> _WORK TO COMPLETE_: Which lines hold the word "that"? Show each of them.

Data extracted from a collection
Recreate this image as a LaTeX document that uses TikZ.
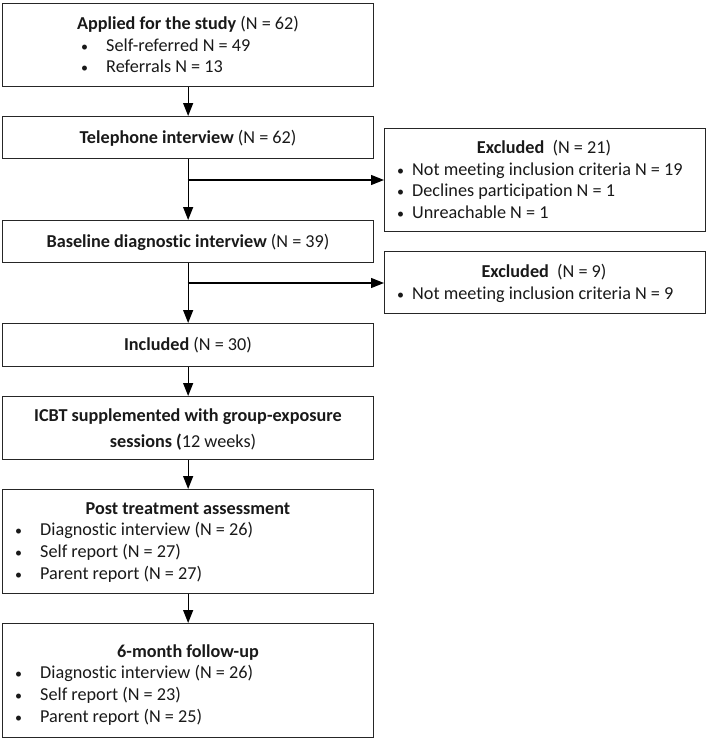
\documentclass[tikz,border=0pt]{standalone}
\usepackage{fontspec}
\setmainfont[RawFeature={-liga;-dlig;-clig}]{Carlito}
\usetikzlibrary{arrows.meta}
\begin{document}
\begin{tikzpicture}[x=1pt,y=-1pt,
  box/.style={draw=black!85, line width=1.3pt, anchor=north west, inner sep=0pt},
  txt/.style={inner sep=0pt, text height=12pt, text depth=3.5pt, font=\fontsize{18.2}{21}\selectfont, text=black!90, yshift=-2.5pt},
  ltxt/.style={txt, anchor=west},
  arr/.style={line width=1.3pt, -{Triangle[length=13pt,width=10pt]}}]
\useasboundingbox (0,0) rectangle (707,739);
\newcommand{\bl}[2]{\makebox[#1][l]{\raisebox{0.5pt}{\fontsize{14}{14}\selectfont •}}#2}
% boxes
\node[box, minimum width=371pt, minimum height=83pt] (b1) at (2,3) {};
\node[box, minimum width=371pt, minimum height=42pt] (b2) at (2,116) {};
\node[box, minimum width=371pt, minimum height=42pt] (b3) at (2,220) {};
\node[box, minimum width=371pt, minimum height=43pt] (b4) at (2,323) {};
\node[box, minimum width=371pt, minimum height=63pt] (b5) at (2,396) {};
\node[box, minimum width=371pt, minimum height=104pt] (b6) at (2,489) {};
\node[box, minimum width=371pt, minimum height=114pt] (b7) at (2,623) {};
\node[box, minimum width=321pt, minimum height=103pt] (e1) at (384,128) {};
\node[box, minimum width=321pt, minimum height=62pt] (e2) at (384,251) {};
% texts
\node[txt] (t1) at (188,23) {\textbf{Applied for the study} (N = 62)};
\node[ltxt] (t1a) at (81,45) {\bl{25pt}{Self-referred N = 49}};
\node[ltxt] (t1b) at (81,66) {\bl{25pt}{Referrals N = 13}};
\node[txt] (t2) at (188,137) {\textbf{Telephone interview} (N = 62)};
\node[txt] (t3) at (188,241) {\textbf{Baseline diagnostic interview} (N = 39)};
\node[txt] (t4) at (188,344) {\textbf{Included} (N = 30)};
\node[txt] (t5a) at (188,415) {\textbf{ICBT supplemented with group-exposure}};
\node[txt] (t5b) at (183,441) {\textbf{sessions (}12 weeks)};
\node[txt] (t6) at (188,508) {\textbf{Post treatment assessment}};
\node[ltxt] (t6a) at (15,529) {\bl{25pt}{Diagnostic interview (N = 26)}};
\node[ltxt] (t6b) at (15,551) {\bl{25pt}{Self report (N = 27)}};
\node[ltxt] (t6c) at (15,573) {\bl{25pt}{Parent report (N = 27)}};
\node[txt] (t7) at (188,651) {\textbf{6-month follow-up}};
\node[ltxt] (t7a) at (15,672) {\bl{25pt}{Diagnostic interview (N = 26)}};
\node[ltxt] (t7b) at (15,694) {\bl{25pt}{Self report (N = 23)}};
\node[ltxt] (t7c) at (15,716) {\bl{25pt}{Parent report (N = 25)}};
\node[txt] (te1) at (544,147) {\textbf{Excluded}\ \ (N = 21)};
\node[ltxt] (te1a) at (397,169) {\bl{15pt}{Not meeting inclusion criteria N = 19}};
\node[ltxt] (te1b) at (397,190) {\bl{15pt}{Declines participation N = 1}};
\node[ltxt] (te1c) at (397,212) {\bl{15pt}{Unreachable N = 1}};
\node[txt] (te2) at (544,271) {\textbf{Excluded}\ \ (N = 9)};
\node[ltxt] (te2a) at (397,293) {\bl{15pt}{Not meeting inclusion criteria N = 9}};
% connectors
\coordinate (j1) at (187.5,180);
\coordinate (j2) at (187.5,283);
\draw[arr] (b1) -- (b2);
\draw[arr] (b2) -- (b3);
\draw[arr] (j1) -- (j1 -| e1.west);
\draw[arr] (b3) -- (b4);
\draw[arr] (j2) -- (j2 -| e2.west);
\draw[arr] (b4) -- (b5);
\draw[arr] (b5) -- (b6);
\draw[arr] (b6) -- (b7);
\end{tikzpicture}
\end{document}
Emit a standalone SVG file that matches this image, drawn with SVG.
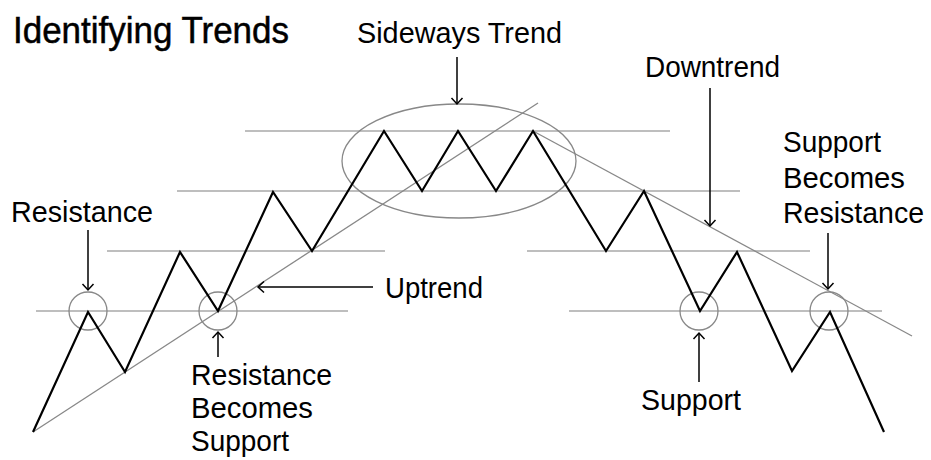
<svg xmlns="http://www.w3.org/2000/svg" width="931" height="460" viewBox="0 0 931 460">
<defs>
<style>
.lbl{font-family:"Liberation Sans",Arial,sans-serif;font-size:29px;fill:#000}
.title{font-family:"Liberation Sans",Arial,sans-serif;font-size:36px;fill:#000;stroke:#000;stroke-width:0.5}
.level{stroke:#a8a8a8;stroke-width:1.5;fill:none}
.trend{stroke:#888;stroke-width:1.3;fill:none}
.ring{stroke:#888;stroke-width:1.3;fill:none}
.price{stroke:#000;stroke-width:2.2;fill:none;stroke-linejoin:miter}
.arrow{stroke:#000;stroke-width:1.5;fill:none;marker-end:url(#head)}
</style>
<marker id="head" viewBox="-8 -7 10 14" markerWidth="10" markerHeight="14" refX="0" refY="0" orient="auto" markerUnits="userSpaceOnUse">
<path d="M-6,-5.5 L0,0 L-6,5.5" stroke="#000" stroke-width="1.5" fill="none"/>
</marker>
</defs>
<rect width="931" height="460" fill="#fff"/>
<g id="title"><text class="title" x="13" y="43" textLength="276" lengthAdjust="spacingAndGlyphs">Identifying Trends</text></g>
<g id="levels">
<line class="level" x1="245" y1="131" x2="670" y2="131"/>
<line class="level" x1="177" y1="191" x2="740" y2="191"/>
<line class="level" x1="107" y1="251" x2="385" y2="251"/>
<line class="level" x1="527" y1="251" x2="810" y2="251"/>
<line class="level" x1="36" y1="311" x2="348" y2="311"/>
<line class="level" x1="569" y1="311" x2="882" y2="311"/>
</g>
<g id="uptrend-line"><line class="trend" x1="33" y1="432" x2="538" y2="103"/></g>
<g id="downtrend-line"><line class="trend" x1="533" y1="131" x2="912" y2="336"/></g>
<g id="sideways-ellipse"><ellipse class="ring" cx="459" cy="161" rx="117" ry="57"/></g>
<g id="resistance-circle"><circle class="ring" cx="88" cy="311" r="19"/></g>
<g id="rbs-circle"><circle class="ring" cx="218" cy="311" r="19"/></g>
<g id="support-circle"><circle class="ring" cx="699" cy="311" r="19"/></g>
<g id="sbr-circle"><circle class="ring" cx="829" cy="311" r="19"/></g>
<g id="price"><polyline class="price" points="33,432 88,312 125,372 180,252 218,311 273,192 312,251 384,131 422,191 458,131 496,191 533,131 606,251 644,191 700,311 737,252 792,371 830,312 884,432"/></g>
<g id="connectors">
<line class="arrow" x1="88" y1="230" x2="88" y2="290"/>
<line class="arrow" x1="218" y1="357" x2="218" y2="332"/>
<line class="arrow" x1="373" y1="287" x2="258" y2="287"/>
<line class="arrow" x1="457" y1="57" x2="457" y2="104"/>
<line class="arrow" x1="710" y1="88" x2="710" y2="226"/>
<line class="arrow" x1="828" y1="233" x2="828" y2="289"/>
<line class="arrow" x1="699" y1="382" x2="699" y2="333"/>
</g>
<g id="label-sideways"><text class="lbl" x="357" y="43" textLength="205" lengthAdjust="spacingAndGlyphs">Sideways Trend</text></g>
<g id="label-downtrend"><text class="lbl" x="645" y="77" textLength="135" lengthAdjust="spacingAndGlyphs">Downtrend</text></g>
<g id="label-sbr">
<text class="lbl" x="783" y="152" textLength="98" lengthAdjust="spacingAndGlyphs">Support</text>
<text class="lbl" x="783" y="188" textLength="122" lengthAdjust="spacingAndGlyphs">Becomes</text>
<text class="lbl" x="783" y="223" textLength="141" lengthAdjust="spacingAndGlyphs">Resistance</text>
</g>
<g id="label-resistance"><text class="lbl" x="11" y="222" textLength="142" lengthAdjust="spacingAndGlyphs">Resistance</text></g>
<g id="label-rbs">
<text class="lbl" x="191" y="385" textLength="141" lengthAdjust="spacingAndGlyphs">Resistance</text>
<text class="lbl" x="191" y="418" textLength="122" lengthAdjust="spacingAndGlyphs">Becomes</text>
<text class="lbl" x="191" y="451" textLength="98" lengthAdjust="spacingAndGlyphs">Support</text>
</g>
<g id="label-uptrend"><text class="lbl" x="385" y="298" textLength="98" lengthAdjust="spacingAndGlyphs">Uptrend</text></g>
<g id="label-support"><text class="lbl" x="641" y="410" textLength="100" lengthAdjust="spacingAndGlyphs">Support</text></g>
</svg>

> _CORRECT RESULT_:
Recreate this image as a LaTeX document that uses TikZ.
Emit a standalone SVG file that matches this image, drawn with SVG.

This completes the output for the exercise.